→ Records with drawing code:
** START **

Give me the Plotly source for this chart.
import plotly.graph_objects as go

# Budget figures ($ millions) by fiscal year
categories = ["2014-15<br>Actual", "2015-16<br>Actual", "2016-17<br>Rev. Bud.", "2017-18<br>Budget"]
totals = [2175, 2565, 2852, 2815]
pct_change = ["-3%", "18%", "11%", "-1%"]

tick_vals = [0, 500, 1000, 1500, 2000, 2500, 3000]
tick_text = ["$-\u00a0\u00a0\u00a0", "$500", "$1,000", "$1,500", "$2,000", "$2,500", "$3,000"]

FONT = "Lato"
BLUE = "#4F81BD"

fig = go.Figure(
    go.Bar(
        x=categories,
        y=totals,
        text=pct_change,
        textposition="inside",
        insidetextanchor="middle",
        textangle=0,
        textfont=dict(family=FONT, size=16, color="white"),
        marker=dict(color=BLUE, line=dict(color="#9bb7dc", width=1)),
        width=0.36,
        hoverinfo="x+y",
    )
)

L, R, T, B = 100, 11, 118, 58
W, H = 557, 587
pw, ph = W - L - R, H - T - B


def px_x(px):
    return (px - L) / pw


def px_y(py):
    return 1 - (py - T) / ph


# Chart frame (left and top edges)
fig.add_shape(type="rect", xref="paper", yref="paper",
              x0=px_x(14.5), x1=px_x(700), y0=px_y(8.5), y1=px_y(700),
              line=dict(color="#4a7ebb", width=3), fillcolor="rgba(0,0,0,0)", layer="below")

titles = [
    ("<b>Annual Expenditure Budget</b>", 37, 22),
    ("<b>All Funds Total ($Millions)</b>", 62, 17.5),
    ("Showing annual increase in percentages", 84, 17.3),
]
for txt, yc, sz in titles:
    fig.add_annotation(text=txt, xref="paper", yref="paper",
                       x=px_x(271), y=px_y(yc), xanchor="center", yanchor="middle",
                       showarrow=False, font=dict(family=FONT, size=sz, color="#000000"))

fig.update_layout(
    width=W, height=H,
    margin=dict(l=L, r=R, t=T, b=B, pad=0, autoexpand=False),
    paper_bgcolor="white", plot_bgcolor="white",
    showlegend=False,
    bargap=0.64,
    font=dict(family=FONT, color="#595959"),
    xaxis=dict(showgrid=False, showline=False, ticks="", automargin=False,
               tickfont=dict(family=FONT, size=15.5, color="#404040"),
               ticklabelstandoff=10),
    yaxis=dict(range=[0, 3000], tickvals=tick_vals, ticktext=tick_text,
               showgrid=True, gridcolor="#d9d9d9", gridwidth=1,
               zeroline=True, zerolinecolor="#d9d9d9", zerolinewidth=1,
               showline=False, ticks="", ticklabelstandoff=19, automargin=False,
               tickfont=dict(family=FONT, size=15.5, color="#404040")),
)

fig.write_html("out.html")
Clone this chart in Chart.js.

** END **

→ EXERCISE PROMPT: Above are some records; repeat all of them exactly.

→ RESULT OF THE EXERCISE:
Give me the Plotly source for this chart.
import plotly.graph_objects as go

# Budget figures ($ millions) by fiscal year
categories = ["2014-15<br>Actual", "2015-16<br>Actual", "2016-17<br>Rev. Bud.", "2017-18<br>Budget"]
totals = [2175, 2565, 2852, 2815]
pct_change = ["-3%", "18%", "11%", "-1%"]

tick_vals = [0, 500, 1000, 1500, 2000, 2500, 3000]
tick_text = ["$-\u00a0\u00a0\u00a0", "$500", "$1,000", "$1,500", "$2,000", "$2,500", "$3,000"]

FONT = "Lato"
BLUE = "#4F81BD"

fig = go.Figure(
    go.Bar(
        x=categories,
        y=totals,
        text=pct_change,
        textposition="inside",
        insidetextanchor="middle",
        textangle=0,
        textfont=dict(family=FONT, size=16, color="white"),
        marker=dict(color=BLUE, line=dict(color="#9bb7dc", width=1)),
        width=0.36,
        hoverinfo="x+y",
    )
)

L, R, T, B = 100, 11, 118, 58
W, H = 557, 587
pw, ph = W - L - R, H - T - B


def px_x(px):
    return (px - L) / pw


def px_y(py):
    return 1 - (py - T) / ph


# Chart frame (left and top edges)
fig.add_shape(type="rect", xref="paper", yref="paper",
              x0=px_x(14.5), x1=px_x(700), y0=px_y(8.5), y1=px_y(700),
              line=dict(color="#4a7ebb", width=3), fillcolor="rgba(0,0,0,0)", layer="below")

titles = [
    ("<b>Annual Expenditure Budget</b>", 37, 22),
    ("<b>All Funds Total ($Millions)</b>", 62, 17.5),
    ("Showing annual increase in percentages", 84, 17.3),
]
for txt, yc, sz in titles:
    fig.add_annotation(text=txt, xref="paper", yref="paper",
                       x=px_x(271), y=px_y(yc), xanchor="center", yanchor="middle",
                       showarrow=False, font=dict(family=FONT, size=sz, color="#000000"))

fig.update_layout(
    width=W, height=H,
    margin=dict(l=L, r=R, t=T, b=B, pad=0, autoexpand=False),
    paper_bgcolor="white", plot_bgcolor="white",
    showlegend=False,
    bargap=0.64,
    font=dict(family=FONT, color="#595959"),
    xaxis=dict(showgrid=False, showline=False, ticks="", automargin=False,
               tickfont=dict(family=FONT, size=15.5, color="#404040"),
               ticklabelstandoff=10),
    yaxis=dict(range=[0, 3000], tickvals=tick_vals, ticktext=tick_text,
               showgrid=True, gridcolor="#d9d9d9", gridwidth=1,
               zeroline=True, zerolinecolor="#d9d9d9", zerolinewidth=1,
               showline=False, ticks="", ticklabelstandoff=19, automargin=False,
               tickfont=dict(family=FONT, size=15.5, color="#404040")),
)

fig.write_html("out.html")
Clone this chart in Chart.js.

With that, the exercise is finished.